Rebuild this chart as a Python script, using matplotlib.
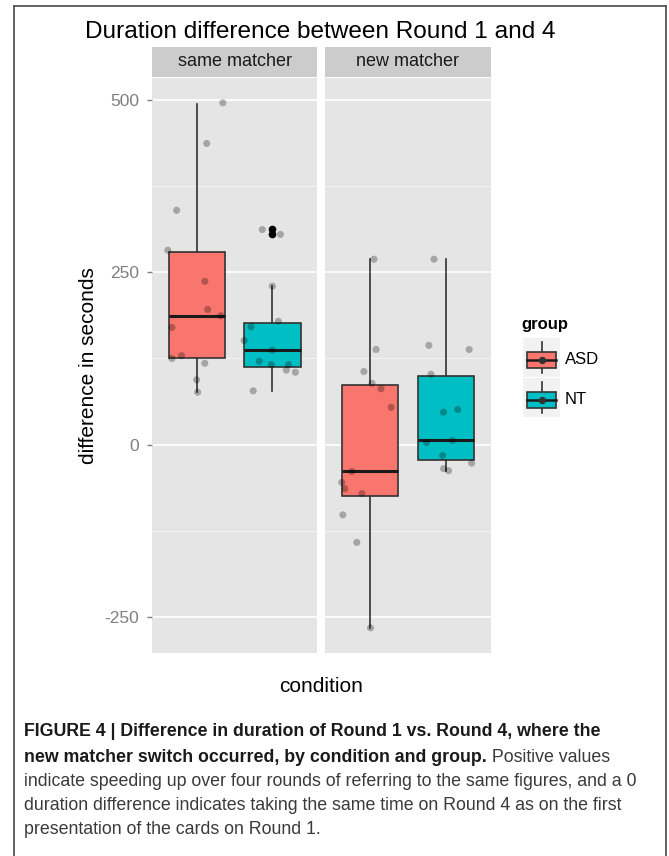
import matplotlib
matplotlib.use('Agg')
import matplotlib.pyplot as plt
from matplotlib import font_manager
from matplotlib.lines import Line2D
from matplotlib.patches import Rectangle
from matplotlib.text import Annotation

# ---------------- data ----------------
title = 'Duration difference between Round 1 and 4'
conditions = ['same matcher', 'new matcher']
groups = ['ASD', 'NT']
y_label = 'difference in seconds'
x_label = 'condition'
legend_title = 'group'
y_ticks = [-250, 0, 250, 500]
y_minor = [-125, 125, 375]

# box statistics: [lower whisker, Q1, median, Q3, upper whisker]
same_ASD_stats = [76, 125, 186, 280, 494]
same_NT_stats = [78, 112, 137, 177, 230]
new_ASD_stats = [-266, -74, -39, 87, 269]
new_NT_stats = [-38, -22, 6, 100, 269]
same_ASD_outliers = []
same_NT_outliers = [313, 305]
new_ASD_outliers = []
new_NT_outliers = []

# individual (jittered) observations
same_ASD_points = [496, 437, 340, 282, 237, 196, 187, 170, 125, 129, 118, 94, 76]
same_NT_points = [312, 305, 230, 179, 171, 151, 137, 121, 116, 116, 108, 105, 78]
new_ASD_points = [269, 138, 106, 89, 81, 54, -39, -55, -64, -71, -102, -142, -266]
new_NT_points = [269, 144, 138, 102, 47, 51, 3, 6, -16, -35, -38, -27]

# horizontal jitter of those observations (x units)
same_ASD_jitter = [0.19, 0.073, -0.146, -0.21, 0.059, 0.08, 0.175, -0.18, -0.18, -0.11, 0.059, 0.0, 0.007]
same_NT_jitter = [-0.073, 0.059, 0.0, 0.044, -0.154, -0.205, 0.0, -0.095, -0.007, 0.117, 0.102, 0.168, -0.139]
new_ASD_jitter = [0.029, 0.044, -0.044, 0.015, 0.08, 0.153, -0.131, -0.204, -0.182, -0.058, -0.196, -0.095, 0.004]
new_NT_jitter = [-0.087, -0.124, 0.167, -0.109, -0.018, 0.084, -0.142, 0.047, -0.025, -0.018, 0.018, 0.185]

caption_lines = [
    [('FIGURE 4 | Difference in duration of Round 1 vs. Round 4, where the', 'bold')],
    [('new matcher switch occurred, by condition and group.', 'bold'), (' Positive values', 'normal')],
    [('indicate speeding up over four rounds of referring to the same figures, and a 0', 'normal')],
    [('duration difference indicates taking the same time on Round 4 as on the first', 'normal')],
    [('presentation of the cards on Round 1.', 'normal')],
]

# ---------------- style ----------------
plt.rcParams['font.family'] = ['Liberation Sans', 'DejaVu Sans']
plt.rcParams['axes.unicode_minus'] = False
W, H = 669, 856
colors = ['#F8766D', '#00BFC4']
panel_bg = '#E5E5E5'
strip_bg = '#CCCCCC'
positions = [0.725, 1.275]
box_width = 0.41

fig = plt.figure(figsize=(W / 100, H / 100), dpi=100)
fig.patch.set_facecolor('white')


def fx(px):
    return px / W


def fy(py):
    return 1 - py / H


panel_px = [(152, 317), (325, 491)]
top_px, bot_px = 78, 653
ylim = (-302.5, 532)

stats_by_cond = [
    [(same_ASD_stats, same_ASD_outliers), (same_NT_stats, same_NT_outliers)],
    [(new_ASD_stats, new_ASD_outliers), (new_NT_stats, new_NT_outliers)],
]
points_by_cond = [
    [(same_ASD_points, same_ASD_jitter), (same_NT_points, same_NT_jitter)],
    [(new_ASD_points, new_ASD_jitter), (new_NT_points, new_NT_jitter)],
]

for ci, cond in enumerate(conditions):
    x0, x1 = panel_px[ci]
    ax = fig.add_axes([fx(x0), fy(bot_px), fx(x1 - x0), (bot_px - top_px) / H])
    ax.set_facecolor(panel_bg)
    ax.set_xlim(0.4, 1.6)
    ax.set_ylim(*ylim)
    for s in ax.spines.values():
        s.set_visible(False)
    ax.set_xticks([])
    ax.set_yticks(y_ticks)
    ax.set_yticks(y_minor, minor=True)
    ax.tick_params(axis='y', which='minor', length=0)
    ax.grid(True, which='major', axis='y', color='white', lw=1.2)
    ax.grid(True, which='minor', axis='y', color='#F4F4F4', lw=0.7)
    ax.set_axisbelow(True)
    if ci == 0:
        ax.tick_params(axis='y', which='major', length=3.5, width=1.0, color='#7F7F7F',
                       labelcolor='#7F7F7F', labelsize=12.5, pad=6)
    else:
        ax.tick_params(axis='y', which='major', length=0, labelleft=False)

    bstats = []
    for gi, g in enumerate(groups):
        st, outl = stats_by_cond[ci][gi]
        bstats.append(dict(whislo=st[0], q1=st[1], med=st[2], q3=st[3], whishi=st[4],
                           fliers=outl, label=g))
    bp = ax.bxp(bstats, positions=positions, widths=box_width, patch_artist=True,
                showcaps=False, manage_ticks=False,
                boxprops=dict(edgecolor='#333333', linewidth=1.2),
                whiskerprops=dict(color='#333333', linewidth=1.2),
                medianprops=dict(color='#1A1A1A', linewidth=2.2, solid_capstyle='butt'),
                flierprops=dict(marker='o', markerfacecolor='black', markeredgecolor='black',
                                markersize=4.5, linestyle='none'))
    for patch, c in zip(bp['boxes'], colors):
        patch.set_facecolor(c)

    for gi, g in enumerate(groups):
        vals, jit = points_by_cond[ci][gi]
        xs = [positions[gi] + j for j in jit]
        ax.scatter(xs, vals, s=26, color='black', alpha=0.28, edgecolors='none', zorder=5)

    # strip
    sax = fig.add_axes([fx(x0), fy(77), fx(x1 - x0), 30 / H])
    sax.set_facecolor(strip_bg)
    sax.set_xticks([])
    sax.set_yticks([])
    for s in sax.spines.values():
        s.set_visible(False)
    sax.text(0.5, 0.5, cond, ha='center', va='center', fontsize=13, color='#1A1A1A',
             transform=sax.transAxes)

# title and axis labels
fig.text(fx(320), fy(32), title, ha='center', va='center', fontsize=17.6, color='black')
fig.text(fx(88), fy(366), y_label, ha='center', va='center', rotation=90, fontsize=15,
         color='black')
fig.text(fx(321), fy(686), x_label, ha='center', va='center', fontsize=15, color='black')

# legend
fig.text(fx(521), fy(325), legend_title, ha='left', va='center', fontsize=12,
         fontweight='bold', color='black')
key_tops = [338, 378]
for gi, g in enumerate(groups):
    kt = key_tops[gi]
    kax = fig.add_axes([fx(523), fy(kt + 39), fx(37), 39 / H])
    kax.set_facecolor('#F2F2F2')
    kax.set_xlim(0, 1)
    kax.set_ylim(0, 1)
    kax.set_xticks([])
    kax.set_yticks([])
    for s in kax.spines.values():
        s.set_visible(False)
    kax.plot([0.5, 0.5], [0.1, 0.9], color='#333333', lw=1.2, zorder=1)
    kax.add_patch(Rectangle((0.1, 0.23), 0.8, 0.42, facecolor=colors[gi],
                            edgecolor='#333333', lw=1.2, zorder=2))
    kax.plot([0.1, 0.9], [0.44, 0.44], color='#1A1A1A', lw=1.8, zorder=3)
    kax.scatter([0.5], [0.44], s=18, color='#333333', zorder=4)
    fig.text(fx(565), fy(kt + 21), g, ha='left', va='center', fontsize=12, color='black')

# border around figure
border_color = '#555555'
fig.add_artist(Line2D([fx(14), fx(14)], [fy(6), 0], color=border_color, lw=1.3))
fig.add_artist(Line2D([fx(666), fx(666)], [fy(6), 0], color=border_color, lw=1.3))
fig.add_artist(Line2D([fx(14), fx(666)], [fy(6), fy(6)], color=border_color, lw=1.3))

# caption
names = {f.name for f in font_manager.fontManager.ttflist}
cap_family = ['Liberation Sans Narrow', 'Liberation Sans'] if 'Liberation Sans Narrow' in names \
    else ['Liberation Sans', 'DejaVu Sans']
renderer = fig.canvas.get_renderer()
probe = fig.text(0, 0, caption_lines[2][0][0], fontsize=14, family=cap_family)
wpx = probe.get_window_extent(renderer).width
probe.remove()
cap_size = 14 * 619 / wpx

line_y = [732, 757, 781, 805, 829]
for li, parts in enumerate(caption_lines):
    prev = None
    for text, weight in parts:
        col = '#1A1A1A' if weight == 'bold' else '#3A3A3A'
        if prev is None:
            prev = fig.text(fx(24), fy(line_y[li]), text, ha='left', va='bottom',
                            fontsize=cap_size, fontweight=weight, family=cap_family,
                            color=col)
            # shift so that line is vertically centred on line_y
            bb = prev.get_window_extent(renderer)
            prev.set_y(fy(line_y[li]) - bb.height / 2 / H)
        else:
            ann = Annotation(text, xy=(1, 0), xycoords=prev, ha='left', va='bottom',
                             fontsize=cap_size, fontweight=weight, family=cap_family,
                             color=col)
            fig.add_artist(ann)
            prev = ann

fig.savefig('out.png', dpi=100, facecolor='white')
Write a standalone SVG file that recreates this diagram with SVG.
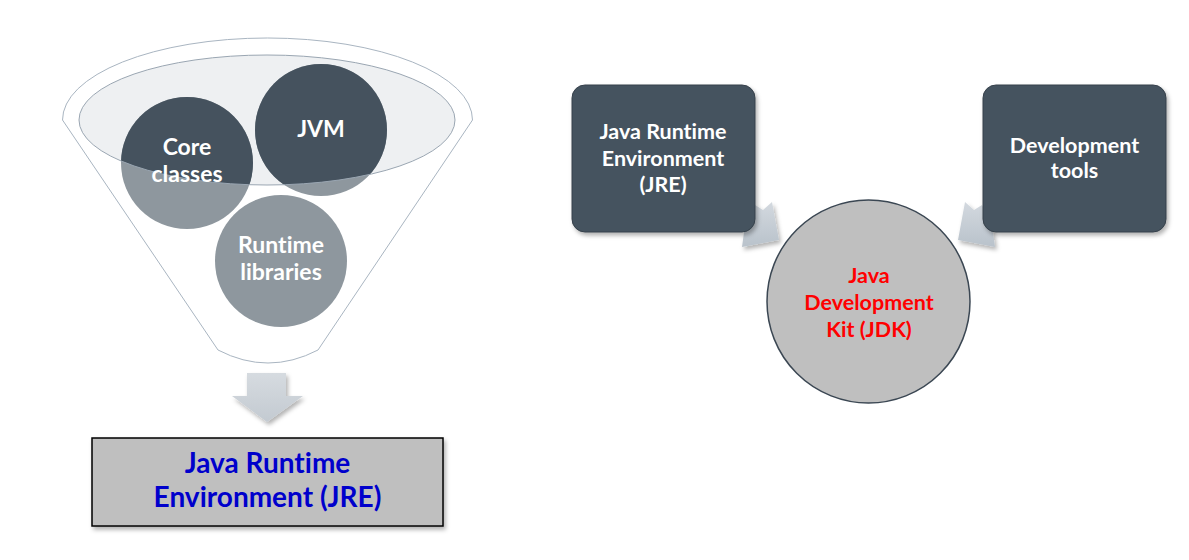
<svg xmlns="http://www.w3.org/2000/svg" width="1189" height="560" viewBox="0 0 1189 560">
<style>
.t{font-family:Lato,"Open Sans","Liberation Sans",sans-serif;font-weight:700;text-anchor:middle;font-variant-ligatures:none;font-feature-settings:"liga" 0}
.w{fill:#ffffff}
.f{font-size:23px}
.r{font-size:21.5px}
.dark{fill:#45525e}
.light{fill:#8e979e}
.rbox{fill:#45525e;stroke:#36414b;stroke-width:1}
.arr{fill:url(#ag)}
</style>
<defs>
<linearGradient id="ag" x1="0" y1="0" x2="0" y2="1">
<stop offset="0" stop-color="#d3d9df"/>
<stop offset="1" stop-color="#b9c2cb"/>
</linearGradient>
<linearGradient id="dg" x1="0" y1="0" x2="0" y2="1">
<stop offset="0" stop-color="#d6dbe0"/>
<stop offset="1" stop-color="#c3cad1"/>
</linearGradient>
<filter id="sh" x="-20%" y="-20%" width="140%" height="150%">
<feDropShadow dx="2" dy="3" stdDeviation="2" flood-color="#000" flood-opacity="0.3"/>
</filter>
<clipPath id="inner"><ellipse cx="267" cy="120" rx="188" ry="65"/></clipPath>
</defs>

<g id="funnel">
<path d="M62.5,120 A205,82 0 0 1 472.5,120 L318,350 Q268,376 218,350 Z" fill="#ffffff" stroke="#a9b5c1" stroke-width="1"/>
<ellipse cx="267" cy="120" rx="188" ry="65" fill="#eef0f2"/>
</g>

<g id="core-classes">
<circle cx="187" cy="163" r="66" class="light"/>
<circle cx="187" cy="163" r="66" class="dark" clip-path="url(#inner)"/>
</g>
<g id="jvm">
<circle cx="321" cy="130" r="66" class="light"/>
<circle cx="321" cy="130" r="66" class="dark" clip-path="url(#inner)"/>
</g>
<g id="runtime-libraries">
<circle cx="281" cy="261" r="66" class="light"/>
</g>
<ellipse cx="267" cy="120" rx="188" ry="65" fill="none" stroke="#9aa6b2" stroke-width="1"/>
<g id="funnel-labels">
<text class="t w f" x="187" y="155">Core</text>
<text class="t w f" x="187" y="182">classes</text>
<text class="t w f" x="321" y="137">JVM</text>
<text class="t w f" x="281" y="253">Runtime</text>
<text class="t w f" x="281" y="280">libraries</text>
</g>

<g id="connectors">
<path d="M247,373 H286 V396 H303 L267,422 L232,396 H247 Z" fill="url(#dg)" filter="url(#sh)"/>
<polygon class="arr" points="755,205 763,210 772,202 779,240 742,247 745,225" filter="url(#sh)"/>
<polygon class="arr" points="982,205 974,210 965,202 958,240 995,247 992,225" filter="url(#sh)"/>
</g>

<g id="jre-result">
<rect x="92" y="438" width="351" height="88" fill="#bfbfbf" stroke="#000000" stroke-width="1.5" filter="url(#sh)"/>
<text class="t" x="267.5" y="473" fill="#0000cc" font-size="28">Java Runtime</text>
<text class="t" x="267.5" y="507" fill="#0000cc" font-size="28">Environment (JRE)</text>
</g>

<g id="jre-box">
<rect x="572" y="85" width="183" height="147" rx="13" class="rbox" filter="url(#sh)"/>
<text class="t w r" x="663" y="139">Java Runtime</text>
<text class="t w r" x="663" y="166">Environment</text>
<text class="t w r" x="663" y="192">(JRE)</text>
</g>

<g id="devtools-box">
<rect x="983" y="85" width="183" height="147" rx="13" class="rbox" filter="url(#sh)"/>
<text class="t w r" x="1074.5" y="153">Development</text>
<text class="t w r" x="1074.5" y="178">tools</text>
</g>

<g id="jdk">
<circle cx="868.5" cy="301.5" r="101.5" fill="#bfbfbf" stroke="#3b4753" stroke-width="1.5"/>
<text class="t r" x="869" y="283" fill="#ff0000">Java</text>
<text class="t r" x="869" y="310" fill="#ff0000">Development</text>
<text class="t r" x="869" y="337" fill="#ff0000">Kit (JDK)</text>
</g>
</svg>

• • •

From the first line above down to the line with "from matplotlib.text import Annotation", reproduce every line and no others, omitting pictures.

- _Output of the exercise_
Rebuild this chart as a Python script, using matplotlib.
import matplotlib
matplotlib.use('Agg')
import matplotlib.pyplot as plt
from matplotlib import font_manager
from matplotlib.lines import Line2D
from matplotlib.patches import Rectangle
from matplotlib.text import Annotation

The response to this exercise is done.